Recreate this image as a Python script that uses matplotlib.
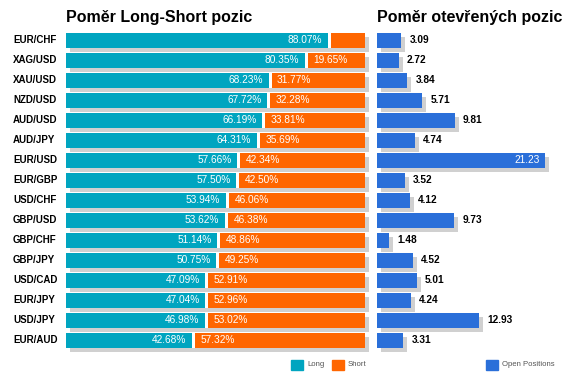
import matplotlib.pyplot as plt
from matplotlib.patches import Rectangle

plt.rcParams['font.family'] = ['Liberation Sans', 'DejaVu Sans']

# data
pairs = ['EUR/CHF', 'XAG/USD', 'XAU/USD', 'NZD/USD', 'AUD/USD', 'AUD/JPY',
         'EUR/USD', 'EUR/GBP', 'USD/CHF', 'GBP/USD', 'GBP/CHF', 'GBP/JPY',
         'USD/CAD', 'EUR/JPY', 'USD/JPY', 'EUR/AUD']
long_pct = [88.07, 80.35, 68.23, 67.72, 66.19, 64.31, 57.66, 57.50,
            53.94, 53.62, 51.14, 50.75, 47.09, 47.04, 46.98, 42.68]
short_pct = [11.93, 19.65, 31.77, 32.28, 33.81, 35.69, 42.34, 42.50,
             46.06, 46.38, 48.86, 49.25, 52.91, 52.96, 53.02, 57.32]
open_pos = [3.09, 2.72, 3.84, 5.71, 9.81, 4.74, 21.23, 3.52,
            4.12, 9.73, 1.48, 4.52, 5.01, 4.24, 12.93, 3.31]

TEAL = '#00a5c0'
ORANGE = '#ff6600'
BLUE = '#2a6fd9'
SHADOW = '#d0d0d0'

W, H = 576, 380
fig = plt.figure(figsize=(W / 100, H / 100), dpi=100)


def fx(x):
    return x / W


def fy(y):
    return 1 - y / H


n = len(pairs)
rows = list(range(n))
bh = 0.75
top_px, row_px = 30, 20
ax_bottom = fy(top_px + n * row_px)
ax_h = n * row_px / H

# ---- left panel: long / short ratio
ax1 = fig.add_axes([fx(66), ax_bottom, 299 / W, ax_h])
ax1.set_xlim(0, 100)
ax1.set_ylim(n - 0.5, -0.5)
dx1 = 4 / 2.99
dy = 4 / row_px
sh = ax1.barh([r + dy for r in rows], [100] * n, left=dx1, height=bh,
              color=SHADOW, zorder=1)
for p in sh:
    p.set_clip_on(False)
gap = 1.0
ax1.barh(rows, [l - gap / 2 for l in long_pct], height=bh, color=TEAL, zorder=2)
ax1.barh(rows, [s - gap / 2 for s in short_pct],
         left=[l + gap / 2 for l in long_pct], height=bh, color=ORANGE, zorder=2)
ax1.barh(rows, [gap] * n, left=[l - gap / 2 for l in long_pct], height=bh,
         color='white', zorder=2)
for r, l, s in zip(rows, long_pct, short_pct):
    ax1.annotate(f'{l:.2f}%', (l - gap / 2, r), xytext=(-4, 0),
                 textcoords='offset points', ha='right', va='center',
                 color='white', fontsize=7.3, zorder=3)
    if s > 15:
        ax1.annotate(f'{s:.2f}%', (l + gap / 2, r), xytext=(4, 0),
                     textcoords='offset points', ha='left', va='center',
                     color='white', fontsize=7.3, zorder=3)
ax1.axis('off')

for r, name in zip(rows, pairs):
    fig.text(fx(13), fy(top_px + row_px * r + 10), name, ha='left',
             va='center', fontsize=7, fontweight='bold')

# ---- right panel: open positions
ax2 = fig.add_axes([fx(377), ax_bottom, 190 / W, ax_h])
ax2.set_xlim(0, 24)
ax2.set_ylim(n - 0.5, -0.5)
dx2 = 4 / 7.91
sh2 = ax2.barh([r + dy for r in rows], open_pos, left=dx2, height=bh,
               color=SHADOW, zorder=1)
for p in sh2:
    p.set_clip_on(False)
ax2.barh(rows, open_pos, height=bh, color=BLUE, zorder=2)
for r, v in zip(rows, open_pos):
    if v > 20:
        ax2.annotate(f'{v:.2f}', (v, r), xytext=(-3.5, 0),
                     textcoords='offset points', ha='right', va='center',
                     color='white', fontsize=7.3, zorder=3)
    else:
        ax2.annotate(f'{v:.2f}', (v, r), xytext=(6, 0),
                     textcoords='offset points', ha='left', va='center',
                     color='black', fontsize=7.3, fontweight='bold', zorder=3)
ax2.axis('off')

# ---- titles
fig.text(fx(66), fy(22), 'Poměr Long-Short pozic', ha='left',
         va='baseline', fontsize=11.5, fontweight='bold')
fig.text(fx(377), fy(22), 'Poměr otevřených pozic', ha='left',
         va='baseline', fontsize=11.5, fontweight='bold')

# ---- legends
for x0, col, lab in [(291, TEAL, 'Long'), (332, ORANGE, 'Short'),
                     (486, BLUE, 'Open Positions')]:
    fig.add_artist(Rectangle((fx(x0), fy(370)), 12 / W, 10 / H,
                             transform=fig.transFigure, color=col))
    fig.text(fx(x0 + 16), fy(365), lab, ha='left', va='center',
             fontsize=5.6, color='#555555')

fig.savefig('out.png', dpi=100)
...
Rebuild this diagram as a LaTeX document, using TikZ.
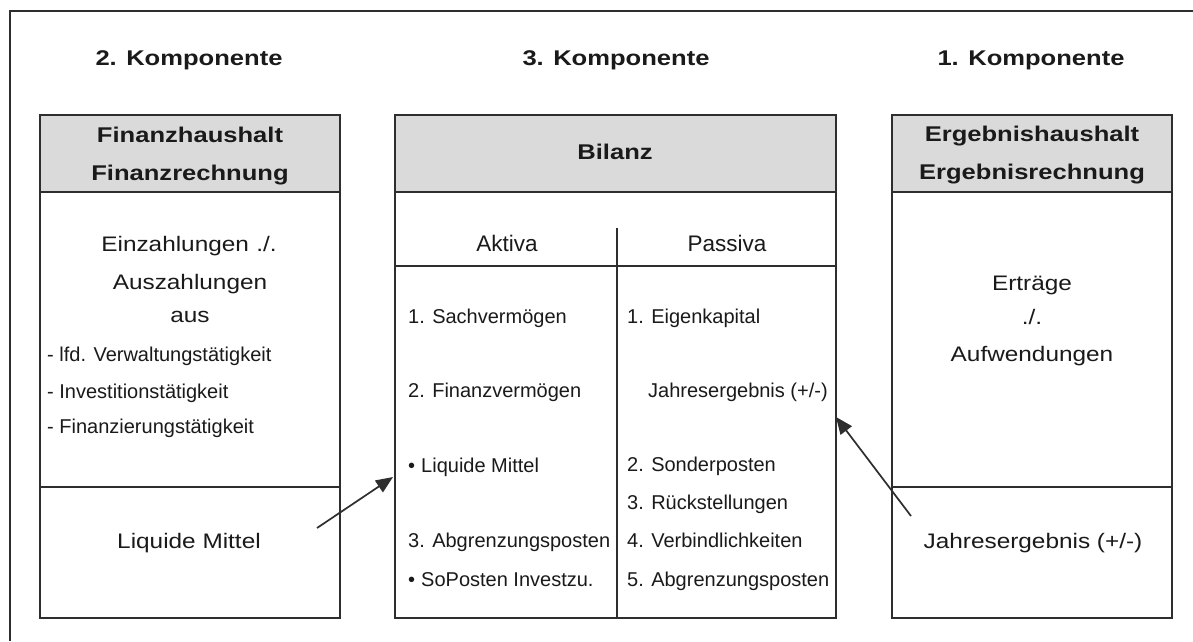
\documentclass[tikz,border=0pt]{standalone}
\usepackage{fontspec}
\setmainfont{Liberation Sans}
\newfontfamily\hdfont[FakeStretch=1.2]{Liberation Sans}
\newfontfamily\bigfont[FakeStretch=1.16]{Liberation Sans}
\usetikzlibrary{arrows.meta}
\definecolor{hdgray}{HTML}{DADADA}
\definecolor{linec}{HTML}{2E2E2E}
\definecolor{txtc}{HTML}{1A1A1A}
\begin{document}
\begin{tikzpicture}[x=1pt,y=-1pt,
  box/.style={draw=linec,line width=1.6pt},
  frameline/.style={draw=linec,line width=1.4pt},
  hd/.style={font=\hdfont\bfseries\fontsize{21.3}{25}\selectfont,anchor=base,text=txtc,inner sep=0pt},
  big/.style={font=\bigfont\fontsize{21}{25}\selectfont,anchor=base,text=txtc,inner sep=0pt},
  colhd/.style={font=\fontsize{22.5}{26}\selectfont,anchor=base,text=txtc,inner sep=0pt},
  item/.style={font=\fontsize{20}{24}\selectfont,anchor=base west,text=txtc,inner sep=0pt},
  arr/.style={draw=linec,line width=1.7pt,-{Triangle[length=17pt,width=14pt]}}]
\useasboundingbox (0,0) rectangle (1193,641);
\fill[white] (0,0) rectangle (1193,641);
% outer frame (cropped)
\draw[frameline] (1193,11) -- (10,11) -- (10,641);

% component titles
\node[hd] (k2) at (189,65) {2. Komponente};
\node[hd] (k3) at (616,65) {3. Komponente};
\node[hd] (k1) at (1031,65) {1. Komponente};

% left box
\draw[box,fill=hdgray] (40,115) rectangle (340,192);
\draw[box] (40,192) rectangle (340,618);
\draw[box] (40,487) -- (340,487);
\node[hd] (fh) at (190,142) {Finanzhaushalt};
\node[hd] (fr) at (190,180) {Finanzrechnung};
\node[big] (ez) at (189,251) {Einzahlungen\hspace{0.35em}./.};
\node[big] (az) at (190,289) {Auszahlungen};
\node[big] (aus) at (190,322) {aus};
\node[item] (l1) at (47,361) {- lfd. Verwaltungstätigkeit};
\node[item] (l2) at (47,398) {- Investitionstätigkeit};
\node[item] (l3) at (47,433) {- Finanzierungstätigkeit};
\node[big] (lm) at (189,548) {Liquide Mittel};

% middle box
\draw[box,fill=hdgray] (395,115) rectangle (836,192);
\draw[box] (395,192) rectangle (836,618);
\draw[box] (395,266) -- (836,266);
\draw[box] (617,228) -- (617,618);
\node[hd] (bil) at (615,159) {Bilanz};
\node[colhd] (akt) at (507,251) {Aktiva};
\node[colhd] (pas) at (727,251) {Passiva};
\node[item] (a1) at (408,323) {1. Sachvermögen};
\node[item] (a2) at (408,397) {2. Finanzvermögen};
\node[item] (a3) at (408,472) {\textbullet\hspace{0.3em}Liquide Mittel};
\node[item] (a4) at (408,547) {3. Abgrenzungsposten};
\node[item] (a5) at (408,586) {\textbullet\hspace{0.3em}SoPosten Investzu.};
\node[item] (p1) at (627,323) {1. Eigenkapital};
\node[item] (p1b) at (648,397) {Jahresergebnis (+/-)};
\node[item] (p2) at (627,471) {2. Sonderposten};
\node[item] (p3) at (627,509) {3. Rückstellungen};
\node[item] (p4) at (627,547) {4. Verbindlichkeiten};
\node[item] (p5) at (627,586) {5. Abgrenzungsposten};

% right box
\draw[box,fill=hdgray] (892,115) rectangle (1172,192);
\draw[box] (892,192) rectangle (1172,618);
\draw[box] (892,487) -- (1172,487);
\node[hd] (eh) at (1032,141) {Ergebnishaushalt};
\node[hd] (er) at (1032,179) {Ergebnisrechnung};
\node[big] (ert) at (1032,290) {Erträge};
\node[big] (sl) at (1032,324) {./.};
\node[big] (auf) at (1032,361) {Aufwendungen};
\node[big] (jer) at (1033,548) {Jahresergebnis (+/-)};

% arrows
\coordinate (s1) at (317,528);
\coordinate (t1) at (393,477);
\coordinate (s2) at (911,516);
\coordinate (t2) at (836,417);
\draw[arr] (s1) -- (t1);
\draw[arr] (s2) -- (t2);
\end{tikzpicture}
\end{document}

■ **YOUR TASK**
Go back to the listing above and reproduce, exactly, the stretch from the line bearing "Recreate this image" through the line bearing "ax_h = n * row_px / H", without its pictures.

■ **RESPONSE TO THE EXERCISE**
Recreate this image as a Python script that uses matplotlib.
import matplotlib.pyplot as plt
from matplotlib.patches import Rectangle

plt.rcParams['font.family'] = ['Liberation Sans', 'DejaVu Sans']

# data
pairs = ['EUR/CHF', 'XAG/USD', 'XAU/USD', 'NZD/USD', 'AUD/USD', 'AUD/JPY',
         'EUR/USD', 'EUR/GBP', 'USD/CHF', 'GBP/USD', 'GBP/CHF', 'GBP/JPY',
         'USD/CAD', 'EUR/JPY', 'USD/JPY', 'EUR/AUD']
long_pct = [88.07, 80.35, 68.23, 67.72, 66.19, 64.31, 57.66, 57.50,
            53.94, 53.62, 51.14, 50.75, 47.09, 47.04, 46.98, 42.68]
short_pct = [11.93, 19.65, 31.77, 32.28, 33.81, 35.69, 42.34, 42.50,
             46.06, 46.38, 48.86, 49.25, 52.91, 52.96, 53.02, 57.32]
open_pos = [3.09, 2.72, 3.84, 5.71, 9.81, 4.74, 21.23, 3.52,
            4.12, 9.73, 1.48, 4.52, 5.01, 4.24, 12.93, 3.31]

TEAL = '#00a5c0'
ORANGE = '#ff6600'
BLUE = '#2a6fd9'
SHADOW = '#d0d0d0'

W, H = 576, 380
fig = plt.figure(figsize=(W / 100, H / 100), dpi=100)


def fx(x):
    return x / W


def fy(y):
    return 1 - y / H


n = len(pairs)
rows = list(range(n))
bh = 0.75
top_px, row_px = 30, 20
ax_bottom = fy(top_px + n * row_px)
ax_h = n * row_px / H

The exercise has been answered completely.